Your Character is a Failure!

It's WRITING FRIDAY!
Your protagonist has to fail. You need to show that she isn’t perfect. We aren’t perfect, so neither should our characters be. Perfect characters make for uninteresting stories.
When you create your characters create a small place in them where they hide their deepest, darkest secrets, desires and the feelings they don’t want to deal with. Now fill that place with the wickedness of their heart.
We all know about that, so this should be easy. Really it should, but it isn’t as easy as we might think. When creating well rounded characters, the author has to dig deep into themselves. Not always a pretty picture, but it can be a very healing experience.
Now pile on the character’s strongest weakness, until everything starts to shove against her. The she will have three choices. 1) She can choose to give up and fail. 2) She can choose to live up to her own expectations of herself. Or 3) she can answer the call for greatness, and do the right thing.
The stench of the filth of her wretchedness begins to invade her seemingly perfect life. It will upset the apple cart of how she sees herself, and force her to face her true self. This is how the reader knows she is real. Readers can relate to imperfection, and inner struggle. They will root her on and what her to have victory.
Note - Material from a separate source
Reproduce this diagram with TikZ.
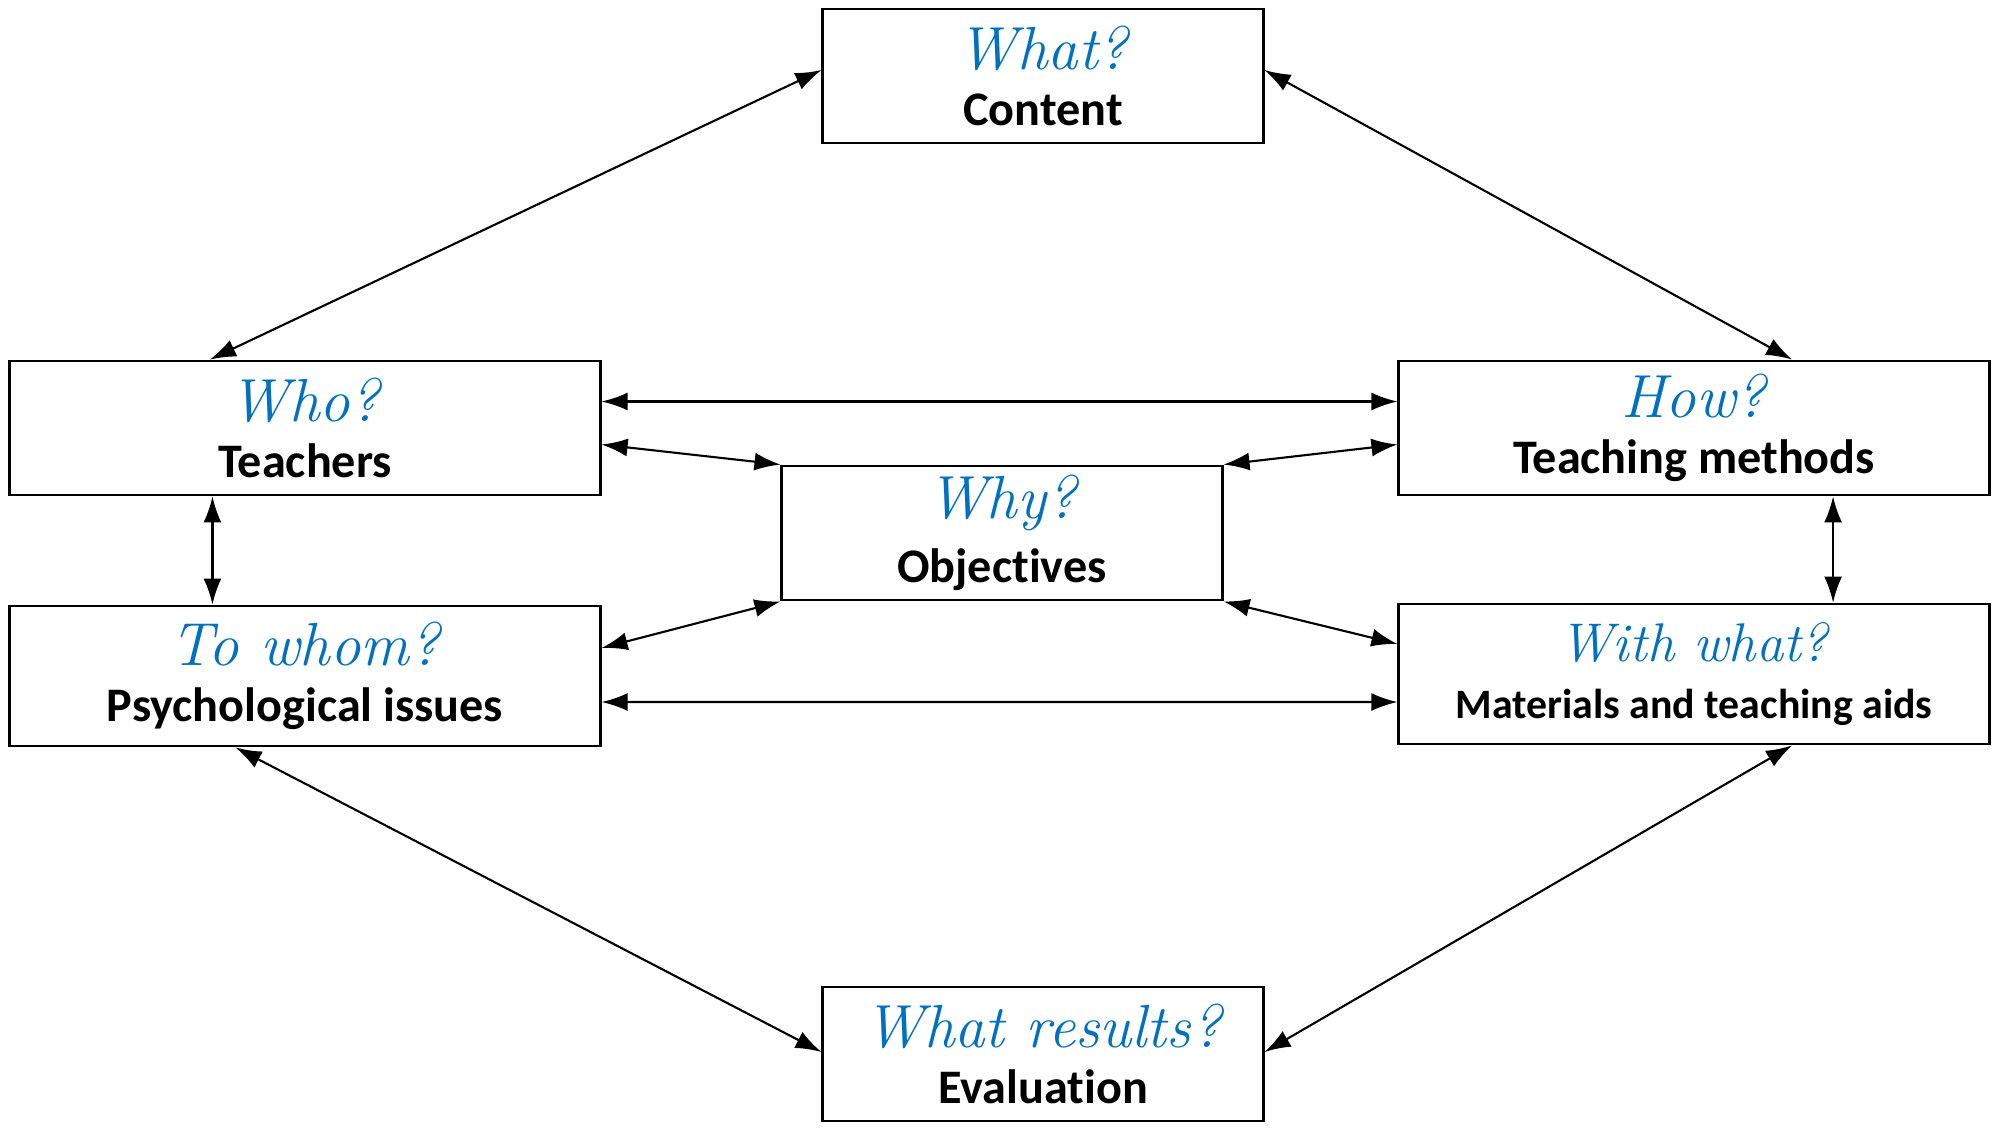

Someone shared this example with me: “Consider Woody in Toy Story. He enjoyed being the leader of Andy’s toys. He saw himself as the best until Buzz Lightyear came along. Then layer upon layer is pulled off Woody, until we see him (and he sees himself) for what he truly is. But we still love him. We want him to come out of the hovel of Sid’s room, a better toy, no longer driven by jealousy and pride. The story becomes more than just about two toys finding their way back to their own. The story really becomes one about someone learning to accept who he is and overcome it with greater and stronger character traits.”